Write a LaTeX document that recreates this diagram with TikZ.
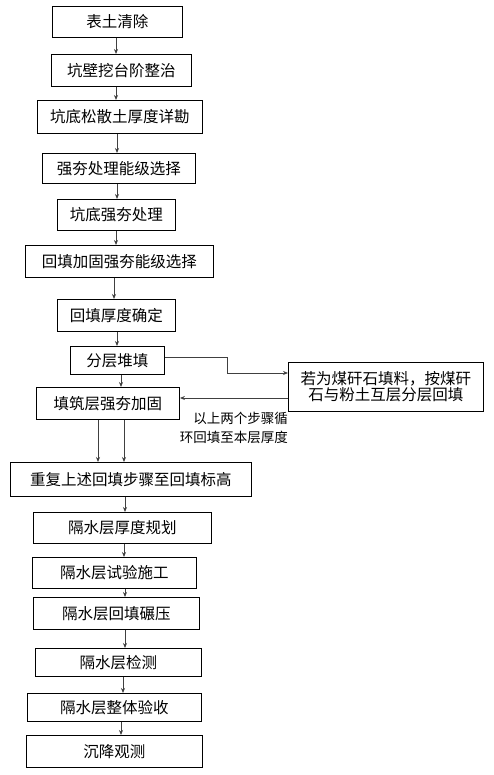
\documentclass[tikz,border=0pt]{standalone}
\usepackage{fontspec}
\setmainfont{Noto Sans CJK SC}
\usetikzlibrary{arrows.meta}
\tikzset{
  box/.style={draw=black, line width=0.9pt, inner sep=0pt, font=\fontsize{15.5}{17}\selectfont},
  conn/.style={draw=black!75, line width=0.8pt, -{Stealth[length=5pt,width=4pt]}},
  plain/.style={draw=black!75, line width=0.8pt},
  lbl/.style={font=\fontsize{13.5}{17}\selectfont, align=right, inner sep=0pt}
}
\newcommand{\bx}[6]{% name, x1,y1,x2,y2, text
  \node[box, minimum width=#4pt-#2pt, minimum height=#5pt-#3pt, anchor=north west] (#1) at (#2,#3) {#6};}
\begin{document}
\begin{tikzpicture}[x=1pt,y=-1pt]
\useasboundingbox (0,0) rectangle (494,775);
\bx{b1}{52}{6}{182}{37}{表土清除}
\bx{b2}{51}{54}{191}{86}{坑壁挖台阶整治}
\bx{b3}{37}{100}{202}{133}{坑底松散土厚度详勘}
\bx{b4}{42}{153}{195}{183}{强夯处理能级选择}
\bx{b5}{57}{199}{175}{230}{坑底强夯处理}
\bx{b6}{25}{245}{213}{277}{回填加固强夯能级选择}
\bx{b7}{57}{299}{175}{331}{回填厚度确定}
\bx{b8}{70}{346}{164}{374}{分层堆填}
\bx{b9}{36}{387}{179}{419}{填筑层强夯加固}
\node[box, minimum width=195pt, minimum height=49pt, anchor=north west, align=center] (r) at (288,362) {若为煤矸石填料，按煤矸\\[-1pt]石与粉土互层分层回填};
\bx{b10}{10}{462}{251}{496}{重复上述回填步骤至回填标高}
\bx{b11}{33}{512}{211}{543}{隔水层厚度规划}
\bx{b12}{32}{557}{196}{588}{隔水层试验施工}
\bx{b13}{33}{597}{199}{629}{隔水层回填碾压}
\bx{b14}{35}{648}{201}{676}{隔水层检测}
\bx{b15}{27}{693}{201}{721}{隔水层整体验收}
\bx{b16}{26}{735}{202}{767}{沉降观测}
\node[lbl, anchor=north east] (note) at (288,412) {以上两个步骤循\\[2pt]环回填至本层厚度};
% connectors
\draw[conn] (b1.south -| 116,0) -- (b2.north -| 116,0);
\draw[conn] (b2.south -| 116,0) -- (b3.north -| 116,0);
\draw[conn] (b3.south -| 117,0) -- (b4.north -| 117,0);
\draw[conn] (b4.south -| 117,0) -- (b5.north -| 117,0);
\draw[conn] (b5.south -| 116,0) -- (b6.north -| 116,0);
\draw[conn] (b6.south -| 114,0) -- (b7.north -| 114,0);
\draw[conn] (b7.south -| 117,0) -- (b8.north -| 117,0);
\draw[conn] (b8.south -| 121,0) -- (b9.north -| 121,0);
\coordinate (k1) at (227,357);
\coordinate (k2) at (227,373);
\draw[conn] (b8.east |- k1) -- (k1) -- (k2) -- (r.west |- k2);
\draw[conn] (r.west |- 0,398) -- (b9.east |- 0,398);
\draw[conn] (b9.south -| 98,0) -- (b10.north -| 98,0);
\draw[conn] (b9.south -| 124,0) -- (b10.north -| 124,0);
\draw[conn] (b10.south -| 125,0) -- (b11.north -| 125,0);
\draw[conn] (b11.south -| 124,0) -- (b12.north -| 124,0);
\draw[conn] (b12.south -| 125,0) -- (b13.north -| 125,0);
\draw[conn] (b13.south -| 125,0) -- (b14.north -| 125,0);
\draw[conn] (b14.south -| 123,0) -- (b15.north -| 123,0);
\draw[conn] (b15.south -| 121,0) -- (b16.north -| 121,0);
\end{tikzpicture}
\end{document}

________________________________________

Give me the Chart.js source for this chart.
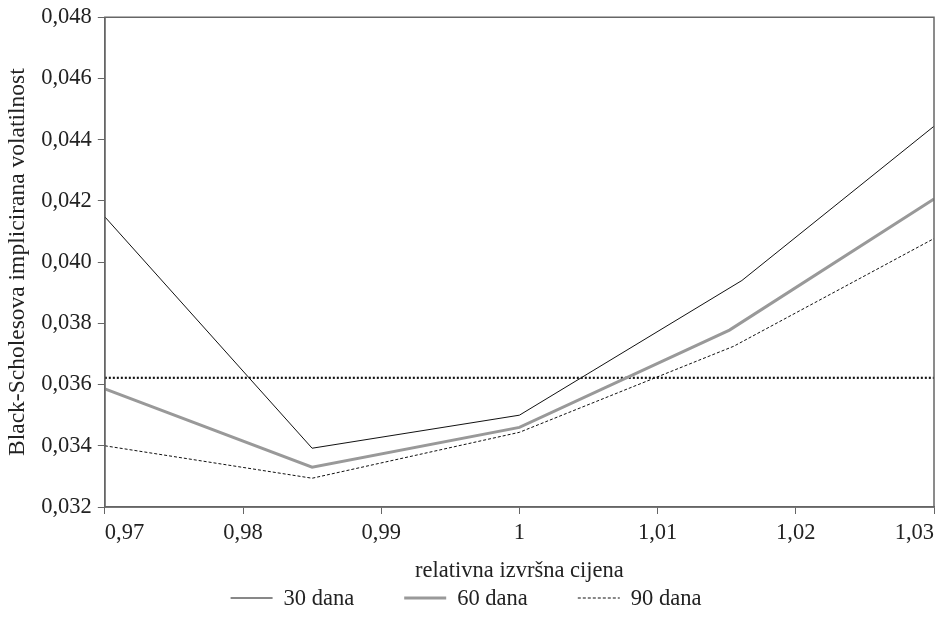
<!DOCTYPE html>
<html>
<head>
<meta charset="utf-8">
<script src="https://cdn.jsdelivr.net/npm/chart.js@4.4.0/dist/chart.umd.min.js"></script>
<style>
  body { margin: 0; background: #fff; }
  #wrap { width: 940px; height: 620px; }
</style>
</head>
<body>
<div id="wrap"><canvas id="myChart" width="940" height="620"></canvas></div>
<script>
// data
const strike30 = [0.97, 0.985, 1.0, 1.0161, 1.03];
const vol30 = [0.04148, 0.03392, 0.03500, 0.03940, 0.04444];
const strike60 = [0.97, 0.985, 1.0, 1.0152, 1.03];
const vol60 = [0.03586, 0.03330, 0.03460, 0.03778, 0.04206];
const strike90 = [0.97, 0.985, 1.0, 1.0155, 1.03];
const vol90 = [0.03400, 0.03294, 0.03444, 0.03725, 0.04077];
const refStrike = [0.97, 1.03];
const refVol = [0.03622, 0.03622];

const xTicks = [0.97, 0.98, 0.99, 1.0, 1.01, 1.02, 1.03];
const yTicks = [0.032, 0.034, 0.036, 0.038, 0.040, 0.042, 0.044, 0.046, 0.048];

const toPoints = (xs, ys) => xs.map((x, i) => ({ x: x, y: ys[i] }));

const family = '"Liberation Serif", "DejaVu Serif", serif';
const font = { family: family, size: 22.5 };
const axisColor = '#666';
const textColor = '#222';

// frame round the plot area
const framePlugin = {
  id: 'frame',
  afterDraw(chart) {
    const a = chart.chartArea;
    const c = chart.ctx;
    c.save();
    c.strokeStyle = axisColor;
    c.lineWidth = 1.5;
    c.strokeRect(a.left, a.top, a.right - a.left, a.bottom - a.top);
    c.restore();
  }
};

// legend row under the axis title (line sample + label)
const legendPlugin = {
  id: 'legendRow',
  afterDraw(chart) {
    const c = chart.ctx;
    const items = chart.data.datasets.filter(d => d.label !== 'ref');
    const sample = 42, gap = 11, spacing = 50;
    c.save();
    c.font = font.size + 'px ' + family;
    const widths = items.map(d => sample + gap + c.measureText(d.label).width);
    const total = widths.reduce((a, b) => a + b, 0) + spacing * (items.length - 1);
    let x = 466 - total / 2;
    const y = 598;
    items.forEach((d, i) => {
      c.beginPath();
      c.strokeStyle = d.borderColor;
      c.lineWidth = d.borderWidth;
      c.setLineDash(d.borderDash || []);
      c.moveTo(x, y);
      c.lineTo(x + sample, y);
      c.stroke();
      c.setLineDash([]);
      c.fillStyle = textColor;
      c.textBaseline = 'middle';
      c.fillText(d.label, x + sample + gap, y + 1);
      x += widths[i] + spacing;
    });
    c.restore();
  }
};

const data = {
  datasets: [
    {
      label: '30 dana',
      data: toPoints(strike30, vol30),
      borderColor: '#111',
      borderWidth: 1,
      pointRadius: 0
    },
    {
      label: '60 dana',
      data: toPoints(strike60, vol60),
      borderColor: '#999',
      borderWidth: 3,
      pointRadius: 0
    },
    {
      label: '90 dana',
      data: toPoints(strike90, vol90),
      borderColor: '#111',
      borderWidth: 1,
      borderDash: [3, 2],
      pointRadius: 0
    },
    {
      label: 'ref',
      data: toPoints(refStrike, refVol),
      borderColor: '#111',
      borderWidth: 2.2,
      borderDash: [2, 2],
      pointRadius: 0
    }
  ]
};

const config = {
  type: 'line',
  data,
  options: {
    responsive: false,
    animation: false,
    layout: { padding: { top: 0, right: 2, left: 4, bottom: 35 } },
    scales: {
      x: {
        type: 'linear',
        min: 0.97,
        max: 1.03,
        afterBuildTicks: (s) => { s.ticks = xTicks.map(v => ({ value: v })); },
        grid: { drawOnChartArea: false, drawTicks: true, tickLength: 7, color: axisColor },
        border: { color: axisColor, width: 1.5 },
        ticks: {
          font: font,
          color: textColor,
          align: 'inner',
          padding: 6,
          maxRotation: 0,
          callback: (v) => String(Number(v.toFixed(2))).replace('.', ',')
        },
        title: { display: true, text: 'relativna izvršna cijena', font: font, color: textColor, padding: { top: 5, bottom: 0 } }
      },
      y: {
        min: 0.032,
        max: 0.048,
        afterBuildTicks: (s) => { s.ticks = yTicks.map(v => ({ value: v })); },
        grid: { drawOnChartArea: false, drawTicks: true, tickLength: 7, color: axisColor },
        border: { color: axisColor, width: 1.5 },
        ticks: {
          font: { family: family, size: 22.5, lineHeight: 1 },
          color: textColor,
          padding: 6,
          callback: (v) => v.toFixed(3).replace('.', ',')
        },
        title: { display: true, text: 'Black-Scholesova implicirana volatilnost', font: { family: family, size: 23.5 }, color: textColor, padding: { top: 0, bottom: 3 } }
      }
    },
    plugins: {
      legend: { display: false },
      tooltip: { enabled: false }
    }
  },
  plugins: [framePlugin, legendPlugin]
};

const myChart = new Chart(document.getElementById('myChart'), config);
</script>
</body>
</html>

________________________________________

PROMPT:
Say how many lines in the records contain the string "this", and say nothing else.

EXERCISE SOLUTION:
2